Identity Assurance is, according to Wikipedia, ‘the ability for a party to determine, with some level of certainty, that an electronic credential representing an entity … can be trusted to actually belong to the entity.’ Identity Assurance is commonly expressed in ‘levels of assurance’, ranging from 1 (low assurance) to 4 (very high assurance).
When doing IAM assessments I have found many client systems have been built without levels of assurance in mind. Systems with sensitive information are accessed with the same electronic credentials created for a system with basic, publicly-classified information. In other words, an account is created for a simple site and reused for access to a site with more confidential information.
This poses a number of problems…
The credential itself is not of sufficient strength to access the confidential site. For example, the password rules used may be sufficient for the simple site but are not strong enough for the confidential site. This could make the confidential site prone to vulnerabilities (e.g. dictionary attacks on weak passwords) that would have significant consequences.
The credential has been issued to a user without adequate identity proofing. There are many examples of low level credentials from social media sites. An OpenID based on a Google account is not verified and linked to a real-world user – something that may well be fine for access to Google apps. But accepting that same self-issued credential to access more confidential information is likely not appropriate without increasing the identity assurance.
The user may no longer be in sole possession of the credential – either they have stopped using it for an extended period (and it has been unknowingly hacked), or they are willingly sharing it with a co-worker, spouse, etc. Sharing a credential is actually fairly common within households, especially for access to family blogs, Flickr and other social media sites. Using such a credential for a sensitive application poses a number of risks.

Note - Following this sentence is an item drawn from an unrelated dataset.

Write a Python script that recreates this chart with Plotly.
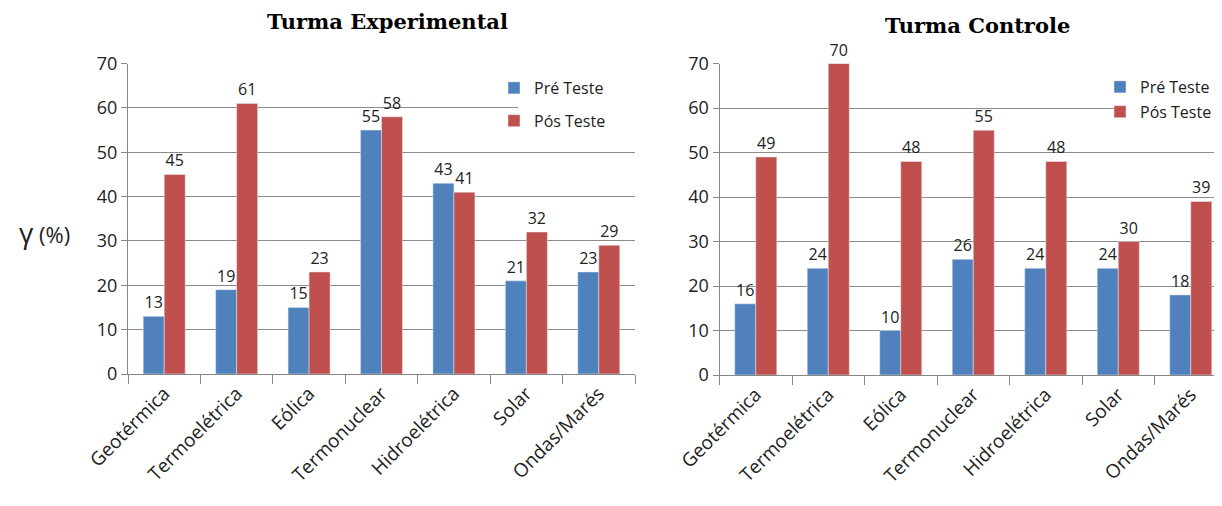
import plotly.graph_objects as go

categorias = ["Geotérmica", "Termoelétrica", "Eólica", "Termonuclear",
              "Hidroelétrica", "Solar", "Ondas/Marés"]

# Turma Experimental
exp_pre = [13, 19, 15, 55, 43, 21, 23]
exp_pos = [45, 61, 23, 58, 41, 32, 29]

# Turma Controle
ctl_pre = [16, 24, 10, 26, 24, 24, 18]
ctl_pos = [49, 70, 48, 55, 48, 30, 39]

azul = "#4F81BD"
vermelho = "#C0504D"
fonte = "Open Sans"

# a página desloca a figura 8 px (margem do body); converte pixel -> papel
W, H, OFF = 1222, 506, 8
def px(X):
    return (X - OFF) / W
def py(Y):
    return 1 - (Y - OFF) / H

fig = go.Figure()

for pre, pos, xa, ya, leg in [(exp_pre, exp_pos, "x", "y", "legend"),
                              (ctl_pre, ctl_pos, "x2", "y2", "legend2")]:
    fig.add_trace(go.Bar(x=categorias, y=pre, name="Pré Teste", marker_color=azul,
                         text=pre, textposition="outside", cliponaxis=False,
                         textfont=dict(family=fonte, size=16, color="#222"),
                         legendgroup="pre", xaxis=xa, yaxis=ya, legend=leg))
    fig.add_trace(go.Bar(x=categorias, y=pos, name="Pós Teste", marker_color=vermelho,
                         text=pos, textposition="outside", cliponaxis=False,
                         textfont=dict(family=fonte, size=16, color="#222"),
                         legendgroup="pos", xaxis=xa, yaxis=ya, legend=leg))

eixo_x = dict(type="category", tickangle=-45, showline=True, linecolor="#868686",
              ticks="outside", tickson="boundaries", ticklen=9, tickcolor="#868686",
              tickfont=dict(family=fonte, size=19, color="#222"), showgrid=False,
              automargin=False)
eixo_y = dict(range=[0, 70], dtick=10, showline=True, linecolor="#868686",
              ticks="outside", ticklen=6, tickcolor="#868686",
              gridcolor="#8a8a8a", gridwidth=1, automargin=False,
              tickfont=dict(family=fonte, size=18, color="#222"), zeroline=False)

fig.update_layout(
    width=W, height=H,
    margin=dict(l=0, r=0, t=0, b=0, autoexpand=False),
    plot_bgcolor="white", paper_bgcolor="white",
    barmode="group", bargap=0.42, bargroupgap=0,
    font=dict(family=fonte, color="#222"),
    xaxis=dict(eixo_x, domain=[px(128), px(635)], anchor="y"),
    yaxis=dict(eixo_y, domain=[py(374), py(63.5)], anchor="x"),
    xaxis2=dict(eixo_x, domain=[px(719.5), px(1227)], anchor="y2"),
    yaxis2=dict(eixo_y, domain=[py(375), py(63.5)], anchor="x2"),
    legend=dict(x=px(494), y=py(71), xanchor="left", yanchor="top",
                bgcolor="rgba(0,0,0,0)", traceorder="grouped", tracegroupgap=9,
                font=dict(family=fonte, size=16), itemwidth=30),
    legend2=dict(x=px(1100), y=py(70), xanchor="left", yanchor="top",
                 bgcolor="rgba(0,0,0,0)", traceorder="grouped", tracegroupgap=1,
                 font=dict(family=fonte, size=16), itemwidth=30),
    shapes=[
        dict(type="rect", xref="paper", yref="paper", layer="above",
             x0=px(518), x1=px(640), y0=py(130), y1=py(72),
             fillcolor="white", line_width=0),
        dict(type="rect", xref="paper", yref="paper", layer="above",
             x0=px(1118), x1=px(1235), y0=py(122), y1=py(72),
             fillcolor="white", line_width=0),
    ],
    annotations=[
        dict(text="<b>Turma Experimental</b>", x=px(387), y=py(22), xref="paper", yref="paper",
             xanchor="center", yanchor="middle", showarrow=False,
             font=dict(family="DejaVu Serif", size=21, color="black")),
        dict(text="<b>Turma Controle</b>", x=px(977), y=py(25), xref="paper", yref="paper",
             xanchor="center", yanchor="middle", showarrow=False,
             font=dict(family="DejaVu Serif", size=21, color="black")),
        dict(text="<span style='font-size:28px'>γ</span> (%)", x=px(44), y=py(232),
             xref="paper", yref="paper", xanchor="center", yanchor="middle", showarrow=False,
             font=dict(family=fonte, size=22, color="#222")),
    ],
)

fig.write_html("out.html")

Fortunately there are some excellent standards and frameworks for determining appropriate levels of assurance. These tend to be based on a business-driven information classification exercise, i.e. the level of assurance required is directly related to the sensitivity of the information and how it is used. Once that classification has been performed, the assessment can be done to ensure:
appropriate identity proofing is performed;
the credential is issued in a secure manner;
the credential’s lifecycle is properly managed (e.g. dormant accounts are revoked);
the credential has been properly authorized to be used by the application or site; and
the technical environment in which the credential is used is appropriately managed and secured for the type of information being accessed.
By understanding the information being accessed and applying a standardized process to assessing Identity Assurance, the strengths and weaknesses of the IAM system can be readily determined.